The comments under that post indicate that the public isn’t particularly impressed. A sampling…

This was such a carefully worded blog post that one can safely conclude that the vulnerability described in the video is true.

I especially like your use of phrases like “some guy” and “crude attempt” in an attempt to discredit the allegations without actually addressing the allegations themselves.


Beautiful, so instead of posting anything to refute the video and/or support it. You give us the old soft shoe and call it good. Sorry, not good enough, if someone has figured out how to bypass the screening. Then this is a cause for concern.

A little more…

So just to be clear, are you suggesting that the video is faked, and Jonathan Corbett didn’t make it through the scanners with the metal object he shows in the video?

You write, “I watched the video and it is a crude attempt to allegedly show how to circumvent TSA screening procedures.”

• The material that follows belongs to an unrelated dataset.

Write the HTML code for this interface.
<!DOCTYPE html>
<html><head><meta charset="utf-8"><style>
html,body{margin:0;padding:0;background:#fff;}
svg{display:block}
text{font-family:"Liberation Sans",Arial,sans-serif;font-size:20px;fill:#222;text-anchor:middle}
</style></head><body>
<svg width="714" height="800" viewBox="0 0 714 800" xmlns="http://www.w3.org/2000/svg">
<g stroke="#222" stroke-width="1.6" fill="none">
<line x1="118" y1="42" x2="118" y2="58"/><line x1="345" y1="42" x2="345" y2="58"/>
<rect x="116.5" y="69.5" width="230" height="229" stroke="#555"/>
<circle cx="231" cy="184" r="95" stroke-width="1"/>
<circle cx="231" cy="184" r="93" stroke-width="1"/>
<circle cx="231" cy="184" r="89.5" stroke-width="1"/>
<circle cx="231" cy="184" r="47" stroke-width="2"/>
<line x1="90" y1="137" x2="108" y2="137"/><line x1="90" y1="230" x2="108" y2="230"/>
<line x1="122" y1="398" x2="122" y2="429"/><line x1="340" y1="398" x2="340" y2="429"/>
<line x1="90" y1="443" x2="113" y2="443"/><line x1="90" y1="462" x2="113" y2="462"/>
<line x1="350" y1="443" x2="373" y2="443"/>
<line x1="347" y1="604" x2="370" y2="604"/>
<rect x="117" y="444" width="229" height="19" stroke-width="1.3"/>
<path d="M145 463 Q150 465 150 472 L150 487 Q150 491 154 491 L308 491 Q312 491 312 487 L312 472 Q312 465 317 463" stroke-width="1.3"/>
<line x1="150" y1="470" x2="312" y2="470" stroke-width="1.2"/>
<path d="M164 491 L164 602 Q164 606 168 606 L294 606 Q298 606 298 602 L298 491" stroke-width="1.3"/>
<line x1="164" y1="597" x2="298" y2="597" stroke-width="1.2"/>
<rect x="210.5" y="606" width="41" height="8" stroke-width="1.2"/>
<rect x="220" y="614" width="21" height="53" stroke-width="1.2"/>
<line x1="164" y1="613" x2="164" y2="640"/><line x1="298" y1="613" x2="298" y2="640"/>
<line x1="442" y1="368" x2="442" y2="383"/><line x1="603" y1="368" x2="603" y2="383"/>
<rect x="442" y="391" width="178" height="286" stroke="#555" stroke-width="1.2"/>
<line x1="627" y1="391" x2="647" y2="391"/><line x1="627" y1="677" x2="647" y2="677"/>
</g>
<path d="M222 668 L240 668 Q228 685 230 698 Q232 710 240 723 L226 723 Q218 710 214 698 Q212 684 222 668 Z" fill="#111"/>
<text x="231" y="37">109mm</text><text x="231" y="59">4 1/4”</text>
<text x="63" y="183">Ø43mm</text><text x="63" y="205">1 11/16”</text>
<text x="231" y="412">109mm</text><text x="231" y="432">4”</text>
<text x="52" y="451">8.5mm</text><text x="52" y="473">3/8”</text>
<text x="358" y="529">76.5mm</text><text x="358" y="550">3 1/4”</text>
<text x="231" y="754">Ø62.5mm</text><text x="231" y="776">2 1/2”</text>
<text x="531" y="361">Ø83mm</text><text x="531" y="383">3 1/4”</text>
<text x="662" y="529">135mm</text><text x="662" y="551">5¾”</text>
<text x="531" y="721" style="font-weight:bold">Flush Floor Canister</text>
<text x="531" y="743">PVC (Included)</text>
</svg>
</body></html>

You go on to say that the scanners have found guns, nonmetallic objects, etc., but don’t address whether you think the “crude attempt” actually circumvented TSA screening procedures, which seems to be the central question raised about the scanners by the video, and would seem to be the main reason you would want to respond to Corbett–to tell him (and the public) that the method he says he used wouldn’t work.

And finally…

It may have been a crude attempt, but it looks successful at evading detection at airports with both types of scanners. It really makes me question the amount of money spent on the scanners when metal detectors and x-ray machines do a better job at detecting threats. On the weekly roundups of prohibited items, the body scanners seem to catch very few of the items.

How many millions of dollars have been spent on these new scanners? It seems like way too much if somebody can smuggle something by putting it in a pocket on his side.